The Shot: Sweep Me Up.


Man looking at the sky
Sweep me up. Antwerp, Belgium, 2015. Photo: Dan Cavallari

Tourists are selfish. It's okay, we've all been tourists and we've all taken something we're not supposed to take. This photo is one of those things, and while I know it was selfish, I'm glad I took it. I think about it all the time and in an age in which it's easy to go numb, this one keeps me feeling.


I was in Antwerp, Belgium during the 2015 Tour de France, and I had a rare moment to myself to wander the town before that day's stage started. Not far from where my colleagues (usually read: drinking buddies) were sipping espresso and catching up on email, I wandered through cobbled streets, drinking in Belgium for the first time in my life. The town was throbbing with tourists from all over Europe and beyond, all hoping to catch a glimpse of their favorite racers as they rolled through the city center on the way to the finish line somewhere far away on a television screen.


Every square inch of Antwerp bustled and hummed. All off them except this alleyway.

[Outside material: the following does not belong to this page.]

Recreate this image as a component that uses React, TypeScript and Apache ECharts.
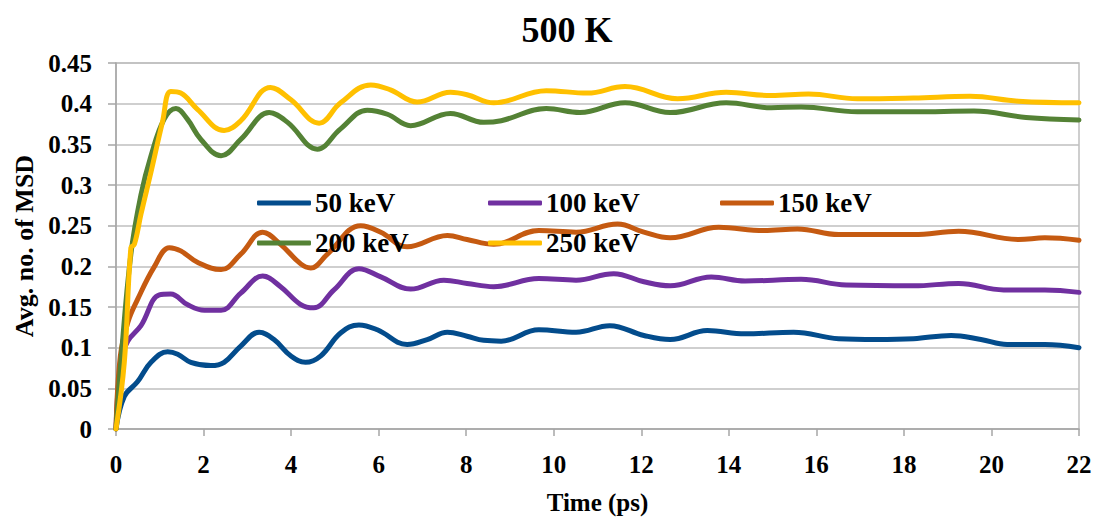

And of course, I stole something.


It was a quick thing, something I didn't think about. The man in the photo had been standing at an intersection and I could not see beyond him in either direction. To his right, throngs of cycling fans. In front of him, a mystery to me, except for sunlight. Despite the crowds, this particular junction happened to bask in quiet, and it was of course a moment for this man to enjoy the warmth on his face. Perhaps I should not have shared the moment with him, but tourists are selfish and I happened to see something worth taking. The man in the photo did not have to know.


Even years later I feel sort of bad about it, experiencing this man's quick moment of solace without him even knowing about it. In subsequent years, I had often thought of this photo as mine, something I had captured, but it's not mine really. Not at all, despite how many times I had tried to capture it in fiction (everything from a melodramatic play on classical music to a brutal, uncomfortable, and unwieldy reflection on terrorism). It was always borrowed and always will be.


But the quiet, and his stature in the sunlight, the relaxing position of his shoulders and the questioning angle of his face — and of course, the bicycle in the shot, my favorite symbol of freedom and peace — makes the shot feel like a small favor to me. It may be borrowed, but it's still mine.